3. Declaratory Relief
The Declaratory Judgment Act provides that “any court of the United States, upon the filing of the appropriate pleading, may declare the rights and other legal relations of any interested party seeking such declaration, whether or not further relief is or could be sought.” 28 U.S.C § 2201. A court has jurisdiction to issue a declaratory judgment if “there is a substantial controversy, between parties having adverse legal interests, of sufficient immediacy and reality.” Md. Cas. Co. v. Pac. Coal & Oil Co., 312 U.S. 270, 273 (1941).

Defendant argues that declaratory relief in this case is inappropriate because declaratory relief is not designed to address past wrongs, and courts have dismissed claims for declaratory judgment that accompany breach of contract claims as duplicative. Mot. 24:5-25:4. However, Defendant cites no authority, and the Court has found none, to support the proposition that declaratory relief is inappropriate when accompanying a claim for equitable relief. Indeed, courts have repeatedly allowed for claims of both declaratory relief and equitable contribution in similar circumstances. See, e.g., Ironshore Spec.Ins. Co. v. Everest Indem. Ins. Co., No. 20-55860, 2021 WL 3878592, at *3 (9th Cir. Aug. 31, 2021); Westport Ins. Corp. v. California Cas. Mgmt. Co., 916 F.3d 769 (9th Cir. 2019); Axis Surplus Ins. Co. v. Glencoe Ins. Ltd., 139 Cal. Rptr. 3d 578 (Cal. Ct. App. 2012).

Defendant further argues that because Plaintiff has not stated a claim for either contribution or subrogation, Plaintiff’s declaratory relief claims must be dismissed. Mot. 25:9-12. However, because the Court holds that Plaintiff sufficiently alleged the inquiry notice required for a contribution claim, the accompanying declaratory relief claims similarly survive a motion to dismiss.

Accordingly, the Court DENIES the Motion as to Plaintiff’s claims for declaratory relief.

Based on the foregoing, the Court GRANTS in part and DENIES in part Defendant’s Motion to Dismiss.

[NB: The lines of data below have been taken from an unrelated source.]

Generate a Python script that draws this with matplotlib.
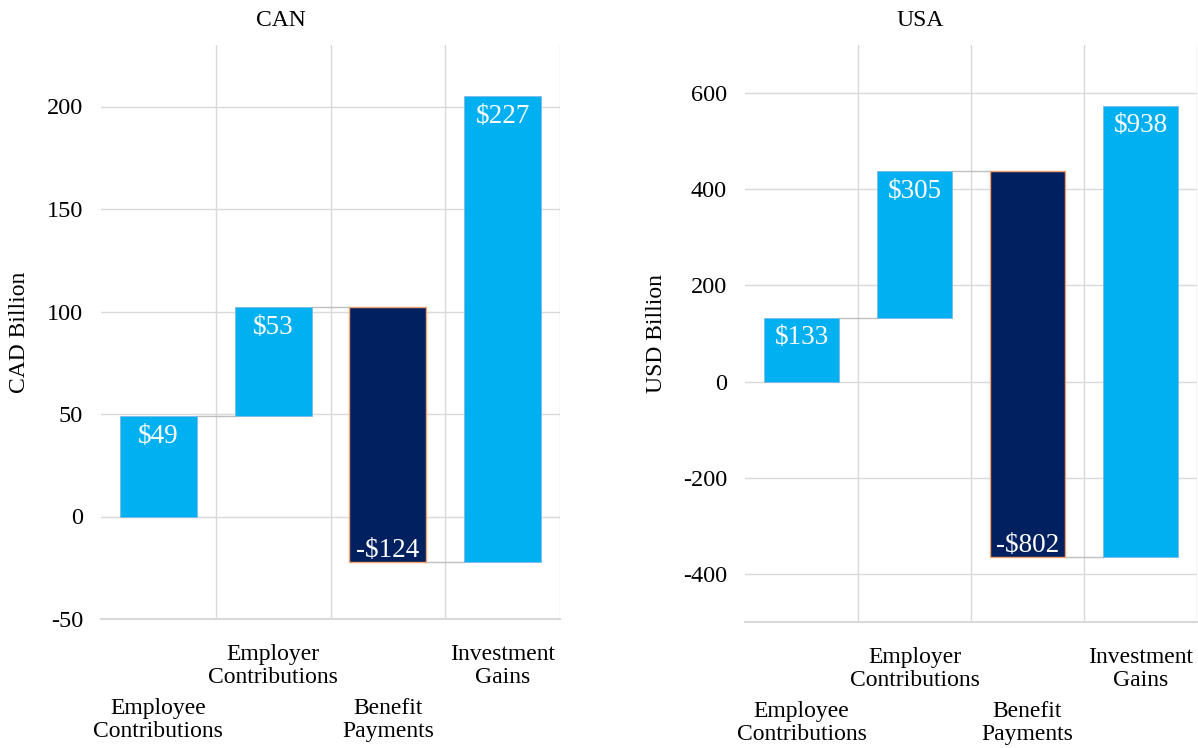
import matplotlib
matplotlib.use("Agg")
import matplotlib.pyplot as plt
from matplotlib.ticker import FixedLocator

plt.rcParams["font.family"] = ["Liberation Serif", "DejaVu Serif"]
plt.rcParams["axes.unicode_minus"] = False

# Waterfall components (billions)
categories = ["Employee\nContributions", "Employer\nContributions",
              "Benefit\nPayments", "Investment\nGains"]
can_values = [49, 53, -124, 227]
usa_values = [133, 305, -802, 938]
can_yticks = [-50, 0, 50, 100, 150, 200]
usa_yticks = [-400, -200, 0, 200, 400, 600]
can_ylim = (-50, 230)
usa_ylim = (-500, 700)

POS_COLOR = "#00B0F0"
NEG_COLOR = "#002060"
GRID_COLOR = "#D9D9D9"
LINK_COLOR = "#BFBFBF"
BAR_WIDTH = 0.67

W, H = 1198, 748
fig = plt.figure(figsize=(W / 100, H / 100), dpi=100)


def px_axes(left, top, right, bottom):
    return fig.add_axes([left / W, 1 - bottom / H, (right - left) / W, (bottom - top) / H])


def fmt(v):
    return f"${v}" if v >= 0 else f"-${abs(v)}"


def waterfall(ax, values, yticks, ylim, ylabel, title, title_x, label_x):
    n = len(values)
    starts, ends = [], []
    running = 0
    for v in values:
        starts.append(running)
        running += v
        ends.append(running)

    for i, v in enumerate(values):
        lo, hi = min(starts[i], ends[i]), max(starts[i], ends[i])
        if v >= 0:
            ax.bar(i, hi - lo, bottom=lo, width=BAR_WIDTH, color=POS_COLOR,
                   edgecolor="#7FB8E6", linewidth=0.6, zorder=3)
            ax.annotate(fmt(v), (i, hi), xytext=(0, -5.5), textcoords="offset points",
                        ha="center", va="top", color="white", fontsize=19.5, zorder=4)
        else:
            ax.bar(i, hi - lo, bottom=lo, width=BAR_WIDTH, color=NEG_COLOR,
                   edgecolor="#F4A26B", linewidth=1.0, zorder=3)
            ax.annotate(fmt(v), (i, lo), xytext=(0, 3), textcoords="offset points",
                        ha="center", va="baseline", color="white", fontsize=19.5, zorder=4)

    # connectors between consecutive bars
    for i in range(n - 1):
        ax.plot([i + BAR_WIDTH / 2, i + 1 - BAR_WIDTH / 2], [ends[i], ends[i]],
                color=LINK_COLOR, linewidth=1.0, zorder=2)

    ax.set_xlim(-0.5, n - 0.5)
    ax.set_ylim(*ylim)
    ax.set_yticks(yticks)
    ax.set_xticks(range(n))
    ax.set_xticklabels(categories, fontsize=17, linespacing=1.1)
    ax.xaxis.set_minor_locator(FixedLocator([i + 0.5 for i in range(n)]))
    ax.tick_params(axis="x", which="both", length=0)
    ax.tick_params(axis="y", length=0, pad=13, labelsize=17.5)
    for i, tick in enumerate(ax.xaxis.get_major_ticks()):
        tick.set_pad(18 if i % 2 else 57)

    ax.grid(axis="y", which="major", color=GRID_COLOR, linewidth=1.0, zorder=0)
    ax.grid(axis="x", which="minor", color=GRID_COLOR, linewidth=1.0, zorder=0)
    ax.grid(axis="x", which="major", visible=False)
    ax.set_axisbelow(True)

    for side in ("top", "left", "right"):
        ax.spines[side].set_visible(False)
    ax.spines["bottom"].set_color(GRID_COLOR)
    ax.spines["bottom"].set_linewidth(1.5)

    ax.set_ylabel(ylabel, fontsize=17)
    ax.yaxis.set_label_coords(label_x, 0.5)
    fig.text(title_x / W, 1 - 20 / H, title, ha="center", va="center", fontsize=17)


ax1 = px_axes(101, 45, 560, 619)
waterfall(ax1, can_values, can_yticks, can_ylim, "CAD Billion", "CAN", 281, -0.155)

ax2 = px_axes(745, 45, 1197, 622)
waterfall(ax2, usa_values, usa_yticks, usa_ylim, "USD Billion", "USA", 920, -0.173)

fig.savefig("out.png", dpi=100, facecolor="white")
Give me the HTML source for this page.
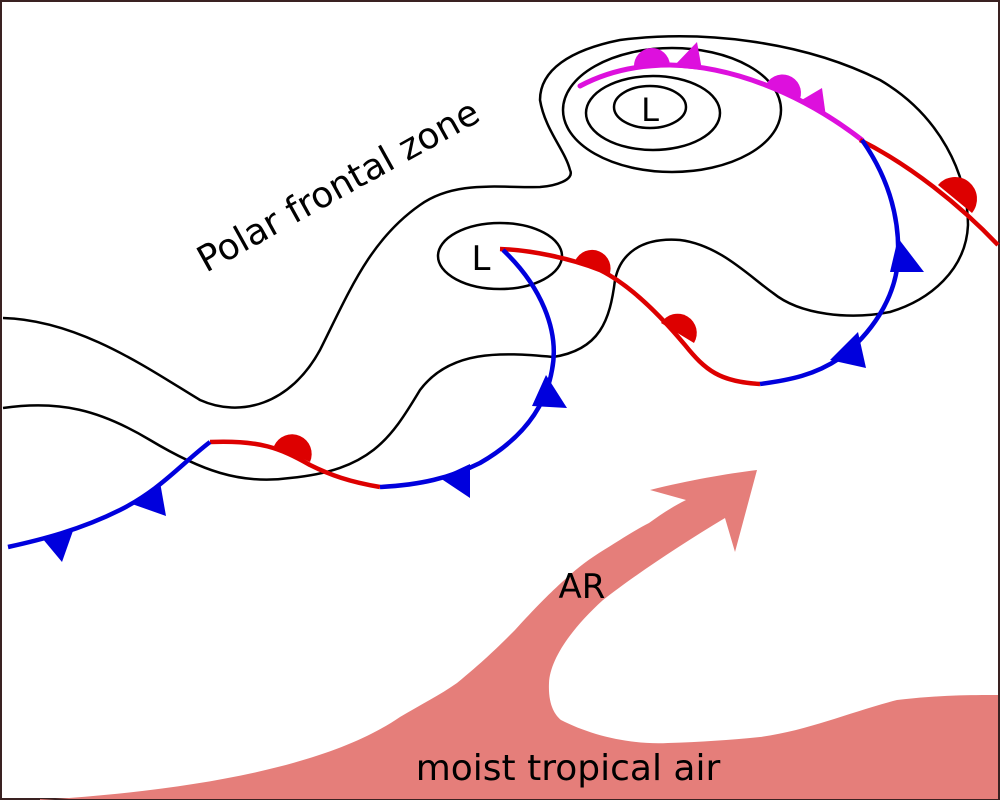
<!DOCTYPE html>
<html><head><meta charset="utf-8"><style>
html,body{margin:0;padding:0;background:#fff}
svg{display:block}
text{font-family:"DejaVu Sans","Liberation Sans",sans-serif;fill:#000}
</style></head><body>
<svg width="1000" height="800" viewBox="0 0 1000 800" xmlns="http://www.w3.org/2000/svg">
<rect x="1" y="1" width="998" height="798" fill="#fff" stroke="#3a2222" stroke-width="2"/>
<!-- moist tropical air / AR -->
<path d="M40,800 C200,790 330,765 400,717 C420,705 440,695 457,683 C485,660 500,645 515,630 C535,608 548,595 561,583 C575,570 585,562 599,553 C620,540 635,530 649,523 C660,515 672,507 686,500 L650,490 C690,480 725,474 757,470 L735,552 L725,518 C680,545 635,575 603,600 C570,630 550,660 549,683 C548,705 555,715 561,720 C590,735 630,745 668,743 C700,742 730,740 760,737 C810,730 850,712 897,700 C940,695 970,695 998,695 L998,799 L40,799 Z" fill="#e57e7a"/>
<!-- contours -->
<g fill="none" stroke="#000" stroke-width="2.5">
<path d="M3,318 C80,320 150,370 200,400 C240,418 290,405 320,350 C350,290 370,240 420,205 C455,180 500,188 540,187 C555,186 575,180 570,170 C565,150 545,130 540,100 C540,70 570,50 620,40 C700,30 800,40 880,80 C940,115 968,175 968,225 C966,270 930,300 890,312 C850,320 800,315 773,293 C750,277 720,245 680,240 C640,237 620,255 615,280 C610,320 600,350 553,357 C500,352 450,350 420,390 C390,440 370,470 290,478 C240,485 200,470 150,440 C100,410 60,400 3,408"/>
<ellipse cx="672" cy="110" rx="109" ry="62"/>
<ellipse cx="653" cy="113" rx="67" ry="37"/>
<ellipse cx="650" cy="107" rx="36" ry="21"/>
<ellipse cx="500" cy="256" rx="62" ry="33"/>
</g>
<text x="650" y="121" font-size="32" text-anchor="middle">L</text>
<text x="481" y="270" font-size="34" text-anchor="middle">L</text>
<!-- occluded front -->
<g fill="#dd10dd">
<path d="M580,86 C610,70 640,65 670,65 C730,66 800,92 862,140" fill="none" stroke="#dd10dd" stroke-width="5" stroke-linecap="round"/>
<path d="M634,67 A18,18 0 0 1 670,65 Z"/>
<path d="M673,67 L702,70 L697,42 Z"/>
<path d="M765,87 A18,18 0 0 1 800,99 Z"/>
<path d="M800,101 L826,117 L822,88 Z"/>
</g>
<!-- warm fronts -->
<g fill="#dd0000">
<path d="M860,140 C910,165 960,205 998,245" fill="none" stroke="#dd0000" stroke-width="4.5"/>
<path d="M938,185 A18,18 0 0 1 972,213 Z"/>
<path d="M760,384 C720,382 705,370 685,345 C660,315 630,285 600,270 C570,258 530,250 500,249" fill="none" stroke="#dd0000" stroke-width="4.5"/>
<path d="M575,261 A18,18 0 0 1 609,276 Z"/>
<path d="M661,323 A18,18 0 0 1 694,343 Z"/>
<path d="M380,487 C350,482 330,475 310,465 C280,448 260,440 210,442" fill="none" stroke="#dd0000" stroke-width="4.5"/>
<path d="M274,446 A18,18 0 0 1 310,462 Z"/>
</g>
<!-- cold fronts -->
<g fill="#0000dd">
<path d="M862,140 C890,180 900,220 898,260 C895,300 870,335 840,358 C815,375 790,380 760,384" fill="none" stroke="#0000dd" stroke-width="4.5"/>
<path d="M898,238 L924,272 L890,272 Z"/>
<path d="M858,332 L866,368 L830,360 Z"/>
<path d="M503,250 C540,285 560,330 552,370 C545,410 520,440 480,463 C450,478 420,485 380,487" fill="none" stroke="#0000dd" stroke-width="4.5"/>
<path d="M546,375 L567,408 L532,406 Z"/>
<path d="M470,464 L470,498 L440,478 Z"/>
<path d="M210,442 C180,465 160,490 120,510 C80,530 40,540 8,547" fill="none" stroke="#0000dd" stroke-width="4.5"/>
<path d="M160,482 L166,516 L132,504 Z"/>
<path d="M74,528 L62,562 L42,538 Z"/>
</g>
<!-- labels -->
<text x="0" y="0" font-size="36" transform="translate(206,273) rotate(-29)">Polar frontal zone</text>
<text x="582" y="598" font-size="34" text-anchor="middle">AR</text>
<text x="568" y="780" font-size="36" text-anchor="middle">moist tropical air</text>
</svg>
</body></html>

Plaintiff’s fifth and sixth causes of action are dismissed with leave to amend within twenty-one (21) days of this Order. Defendant’s Motion is DENIED as to Plaintiff’s first, second, third, and fourth causes of action.


All Citations
Slip Copy, 2021 WL 4458952


Though not mentioned in the Complaint, Plaintiff explains in its Opposition to the Motion that it was required to provide coverage for DLR’s claim despite DLR’s lack of timely notice of the Foster litigation under the MCS-90 included in its own policy. Pl.’s Opp. to Mot. to Dismiss (“Opp.”) 16:27-17:3, ECF No. 15.

To the extent the parties dispute whether John Deere is still because binding precedent on this Court of recent Regulatory Guidance published by the Federal Motor Carrier Safety Administration that contradicts John Deere’s holding, those arguments are inapplicable to the portion of the holding cited above. The parties seem to agree on this point. See Mot. 23:8-11 (citing John Deere as binding authority on this point); See Opp. 18:11-17 (acknowledging that the entirety of John Deere is still binding authority). Moreover, regulatory guidance does not overrule previous Ninth Circuit authority because such agency interpretations do not carry the force of law. United States v. Mead Corp., 533 U.S. 218, 226-27 (2001).

In any event, Plaintiff’s statement that Defendant had notice via defense counsel must be accepted as true. See Iqbal, 556 U.S. at 678. The allegation that defense counsel informed Defendant of DLR’s addition to the litigation, presumably because of Defendant’s potential liability to it, is at the very least plausible for the reasons stated above.